India’s Chandrayaan-2 mission is in orbit around the moon, and its view is spectacular. The spacecraft entered lunar orbit on Aug. 19 (Aug. 20 local time at mission control in India), about a month after its launch, on July 22. In order to make the journey more feasible with a smaller rocket, the spacecraft took a long road to the moon, with about seven weeks between launch and the scheduled touchdown of the mission’s lander and orbiter.
The Indian Space Research Organisation (ISRO), which runs the Chandrayaan-2 mission, has now released the spacecraft’s first image of the moon taken from orbit.
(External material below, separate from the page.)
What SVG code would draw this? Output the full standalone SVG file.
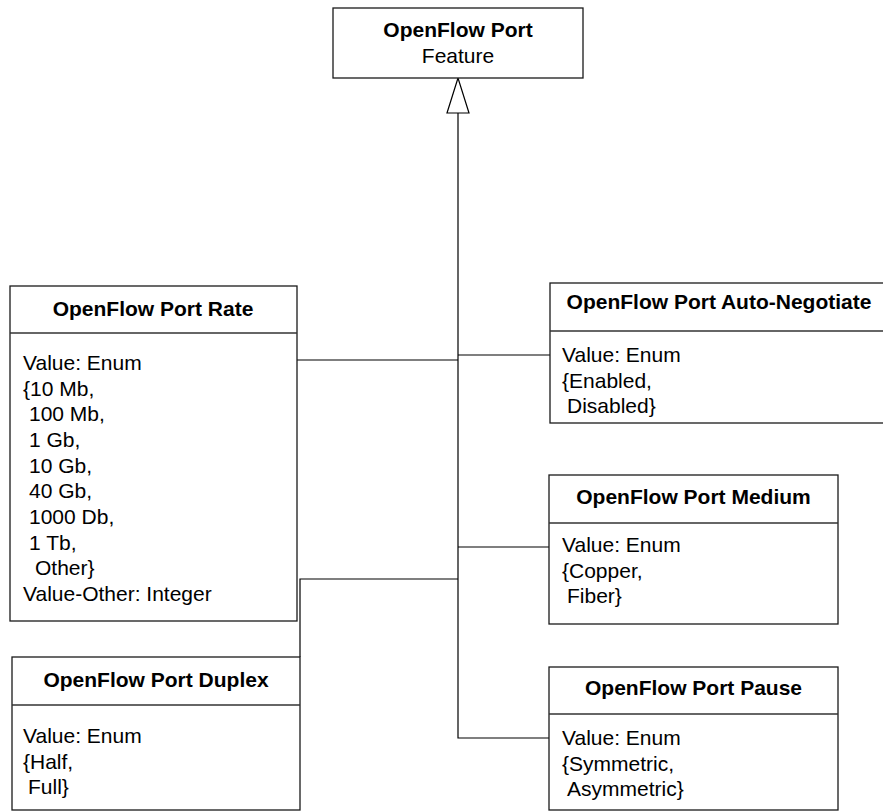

That image was snapped from about 1,650 miles (2,650 kilometers) above the lunar surface on Wednesday (Aug. 21). The photograph shows part of the far side of the moon, including Apollo crater and Mare Orientalis.
But that region is not Chandrayaan-2’s destination. An orbiter will separate from the Indian mission, and then the lander, with a rover tucked onboard, will head toward a location much closer to the moon’s south pole, with landing scheduled for Sept. 6 (Sept. 7 local time at mission control).
The ISRO chose that destination in part based on the findings from the mission’s predecessor, which carried the instrument that spotted water ice frozen in permanently shadowed craters near the lunar south pole. And so India built a second mission, adding a landed component this time, to follow up on that discovery.
If the lander safely touches down, India will become the fourth country to complete that feat, after the Soviet Union, the U.S. and China. The lander and rover would operate for one lunar day but are not designed to withstand the frigid lunar nights.